8. New political faces
And their names? Nawal Ben Hamou (PS), Elke Van den Brandt (Groen), Gautier Calomne (MR), Boris Dilliès (MR), Ahmed Laaouej (PS), Pierre Kompany (cdH), Emmanuel De Bock (DéFi), Mahinur Ozdemir (ex-cdH), among others … 10 years ago, these political personalities were for the most part virtually unknown. In addition to the increased diversity among members of parliament, a number of communes have been headed by a woman for the first time.
9. New tram lines
The Stib/Mivb network has continued to grow and transport more passengers, adapting to residents’ needs. In September 2011, new tram line 62 opened. Today it connects Jette cemetery to Eurocontrol in Haren and there’s still a possibility of extending it to the airport. Other major changes over the decade include the arrival of line 7 (replacing lines 23 and 24), the extension of line 94 to the Tram Museum (and its transformation into line 8), reinforcement of the frequency of lines 3 and 4, the launch of tram line 9 between Simonis and Jette, and the creation of the electric bus line 33. As regards the metro, there have been no major changes, but decisions have been made which may see the light of day in the next decade; the construction of a new metro line between North station and Bordet in Evere, passing via Schaerbeek.
10. Low-emissions zone
The low-emissions zone has been in operation since 1 January 2018. Following a period of awareness-raising and warning, it came into effect in September of that year with the aim of improving air quality in the city.
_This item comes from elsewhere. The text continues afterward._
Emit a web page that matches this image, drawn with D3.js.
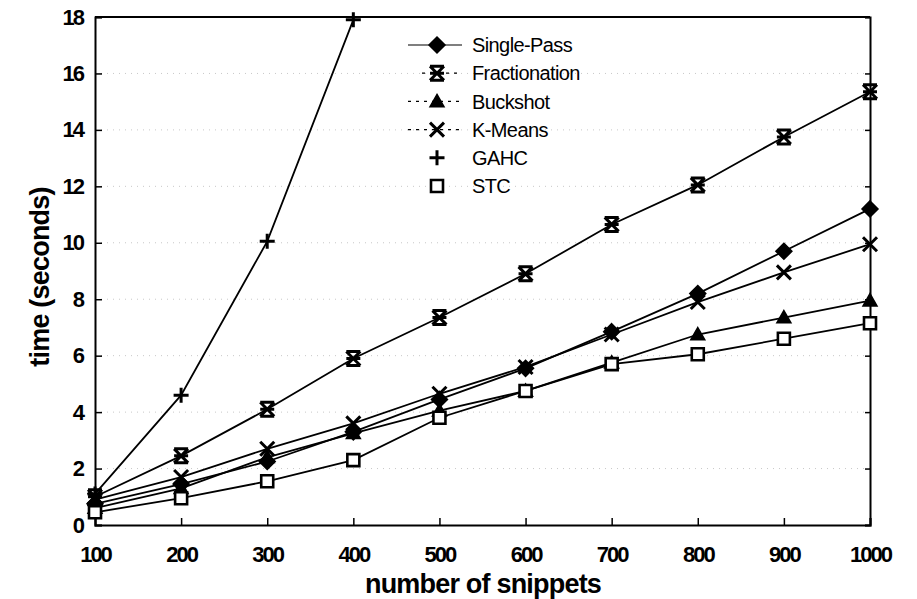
<!DOCTYPE html>
<html>
<head>
<meta charset="utf-8">
<script src="https://cdn.jsdelivr.net/npm/d3@7"></script>
<style>
  body { margin: 0; background: #fff; }
  svg text { font-family: "Liberation Sans", Arial, sans-serif; fill: #000; }
</style>
</head>
<body>
<div id="chart"></div>
<script>
// data
const snippets = [100, 200, 300, 400, 500, 600, 700, 800, 900, 1000];
const singlePass = [0.75, 1.45, 2.25, 3.3, 4.45, 5.55, 6.85, 8.2, 9.7, 11.2];
const fractionation = [1.0, 2.45, 4.1, 5.9, 7.35, 8.9, 10.65, 12.05, 13.75, 15.35];
const buckshot = [0.6, 1.3, 2.4, 3.25, 4.05, 4.75, 5.75, 6.75, 7.35, 7.95];
const kMeans = [0.9, 1.7, 2.7, 3.6, 4.65, 5.6, 6.75, 7.9, 8.95, 9.95];
const gahc = [1.1, 4.6, 10.05, 17.9];
const stc = [0.45, 0.95, 1.55, 2.3, 3.8, 4.75, 5.7, 6.05, 6.6, 7.15];

const yTicks = [0, 2, 4, 6, 8, 10, 12, 14, 16, 18];
const seriesNames = ["Single-Pass", "Fractionation", "Buckshot", "K-Means", "GAHC", "STC"];

const width = 917, height = 599;
const margin = { top: 17, right: 47, bottom: 74, left: 95 };
const innerW = width - margin.left - margin.right;
const innerH = height - margin.top - margin.bottom;

// custom markers (size = full width in px)
const symDiamond = { draw(ctx, size) { const r = size / 2;
  ctx.moveTo(0, -r); ctx.lineTo(r, 0); ctx.lineTo(0, r); ctx.lineTo(-r, 0); ctx.closePath(); } };
const symPlus = { draw(ctx, size) { const r = size / 2;
  ctx.moveTo(-r, 0); ctx.lineTo(r, 0); ctx.moveTo(0, -r); ctx.lineTo(0, r); } };
const symX = { draw(ctx, size) { const r = size / 2;
  ctx.moveTo(-r, -r); ctx.lineTo(r, r); ctx.moveTo(-r, r); ctx.lineTo(r, -r); } };
const symStar = { draw(ctx, size) { const r = size / 2;
  ctx.moveTo(-r, -r); ctx.lineTo(r, r); ctx.moveTo(-r, r); ctx.lineTo(r, -r);
  ctx.moveTo(-r, -r); ctx.lineTo(r, -r); ctx.moveTo(-r, r); ctx.lineTo(r, r);
  ctx.moveTo(-r, 0); ctx.lineTo(r, 0); } };
const symTriangle = { draw(ctx, size) { const r = size / 2;
  ctx.moveTo(0, -r); ctx.lineTo(r, r * 0.75); ctx.lineTo(-r, r * 0.75); ctx.closePath(); } };
const symSquare = { draw(ctx, size) { const r = size / 2;
  ctx.rect(-r, -r, size, size); } };

const series = [
  { name: seriesNames[0], values: singlePass, type: symDiamond, size: 16, fill: true, sw: 1.5 },
  { name: seriesNames[1], values: fractionation, type: symStar, size: 14, fill: false, sw: 3 },
  { name: seriesNames[2], values: buckshot, type: symTriangle, size: 14, fill: true, sw: 1.5 },
  { name: seriesNames[3], values: kMeans, type: symX, size: 14, fill: false, sw: 3 },
  { name: seriesNames[4], values: gahc, type: symPlus, size: 15, fill: false, sw: 3 },
  { name: seriesNames[5], values: stc, type: symSquare, size: 12, fill: false, sw: 2.6 }
];

const svg = d3.select("#chart").append("svg")
  .attr("width", width)
  .attr("height", height);

const g = svg.append("g").attr("transform", `translate(${margin.left},${margin.top})`);

const x = d3.scaleLinear().domain([100, 1000]).range([0, innerW]);
const y = d3.scaleLinear().domain([0, 18]).range([innerH, 0]);

// faint dotted gridlines
g.append("g")
  .selectAll("line")
  .data(yTicks.slice(1, -1))
  .enter()
  .append("line")
  .attr("x1", 0).attr("x2", innerW)
  .attr("y1", d => y(d)).attr("y2", d => y(d))
  .attr("stroke", "#c8c8c8")
  .attr("stroke-width", 1)
  .attr("stroke-dasharray", "1,5");

// axes with inward ticks
const xAxis = g.append("g")
  .attr("transform", `translate(0,${innerH})`)
  .call(d3.axisBottom(x).tickValues(snippets).tickSize(-7).tickPadding(21).tickFormat(d3.format("d")));
const yAxis = g.append("g")
  .call(d3.axisLeft(y).tickValues(yTicks).tickSize(-7).tickPadding(12));
g.append("g")
  .attr("transform", `translate(${innerW},0)`)
  .call(d3.axisRight(y).tickValues(yTicks).tickSize(-5).tickFormat(""));
g.append("line")
  .attr("x1", 0).attr("x2", innerW)
  .attr("stroke", "#000").attr("stroke-width", 2);

g.selectAll(".domain").attr("stroke", "#000").attr("stroke-width", 2);
g.selectAll(".tick line").attr("stroke", "#000").attr("stroke-width", 1.5);
[xAxis, yAxis].forEach(a => a.selectAll("text")
  .style("font-size", "22px")
  .style("font-weight", "bold")
  .style("letter-spacing", "-2px")
  .attr("fill", "#000"));

// lines
const line = d3.line().x((d, i) => x(snippets[i])).y(d => y(d));

series.forEach(s => {
  g.append("path")
    .datum(s.values)
    .attr("d", line)
    .attr("fill", "none")
    .attr("stroke", "#000")
    .attr("stroke-width", 1.8);

  g.selectAll(null)
    .data(s.values)
    .enter()
    .append("path")
    .attr("transform", (d, i) => `translate(${x(snippets[i])},${y(d)})`)
    .attr("d", d3.symbol().type(s.type).size(s.size))
    .attr("fill", s.fill ? "#000" : "#fff")
    .attr("stroke", "#000")
    .attr("stroke-width", s.sw);
});

// legend
const legend = svg.append("g").attr("transform", "translate(408,45)");
const rows = legend.selectAll("g")
  .data(series)
  .enter()
  .append("g")
  .attr("transform", (d, i) => `translate(0,${i * 28.2})`);

rows.filter((d, i) => i < 4)
  .append("line")
  .attr("x1", (d, i) => i === 1 ? 14 : 0)
  .attr("x2", 54)
  .attr("stroke", "#000")
  .attr("stroke-width", 1.2)
  .attr("stroke-dasharray", (d, i) => i === 0 ? null : "3,5");

rows.append("path")
  .attr("transform", "translate(29,0)")
  .attr("d", d => d3.symbol().type(d.type).size(d.size)())
  .attr("fill", d => d.fill ? "#000" : "#fff")
  .attr("stroke", "#000")
  .attr("stroke-width", d => d.sw);

rows.append("text")
  .attr("x", 64)
  .attr("dy", "0.36em")
  .style("font-size", "20px")
  .style("letter-spacing", "-0.6px")
  .text(d => d.name);

// axis titles
svg.append("text")
  .attr("x", 483)
  .attr("y", 593)
  .attr("text-anchor", "middle")
  .style("font-size", "27px")
  .style("font-weight", "bold")
  .style("letter-spacing", "-0.8px")
  .text("number of snippets");

svg.append("text")
  .attr("transform", "translate(49,277) rotate(-90)")
  .attr("text-anchor", "middle")
  .style("font-size", "27px")
  .style("font-weight", "bold")
  .style("letter-spacing", "-0.8px")
  .text("time (seconds)");
</script>
</body>
</html>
In 2020, more polluting vehicles will be banned from the city. New goals have been set by the region with an end to all diesel, petrol and LPG vehicles set for 2035. Brussels’ Energy-Climate plan foresees a reduction in greenhouse gas emissions by 40% by 2030 (compared to 2005).
11. Palais 12 and Kanal
Since 2013, the region’s new concert hall Palais 12 can welcome twice as many people than Forest National. Since its inauguration, the arena has staged concerts by numerous stars, including Johnny Hallyday in 2016, Indochine in 2018, Nicky Minaj in 2015 and 2019, as well as Jean-Michel Jarre, Stromae, IAM. Palais 12, managed as a nonprofit by the City of Brussels, has also hosted sporting events, such as the tennis Davis Cup. After the opening of the Magritte Museum in 2009, the decade saw the arrival of a new museum dedicated to modern and contemporary art on the emblematic site of the former Citroen garage, Kanal. It pre-opened in 2018 before closing for transformation work with an official inauguration planned for 2022. Discover other cultural hotspots in Brussels here.
12. Farewell Oceade and Bruparck
Two emblematic fixtures of the Heysel plateau in the north of Brussels closed their doors during the decade, Bruparck and Océade. Aquatic park Océade stopped welcoming water fans in September 2018, before eventually being demolished. Opened in 1988, it had welcomed 250,000 swimmers per year.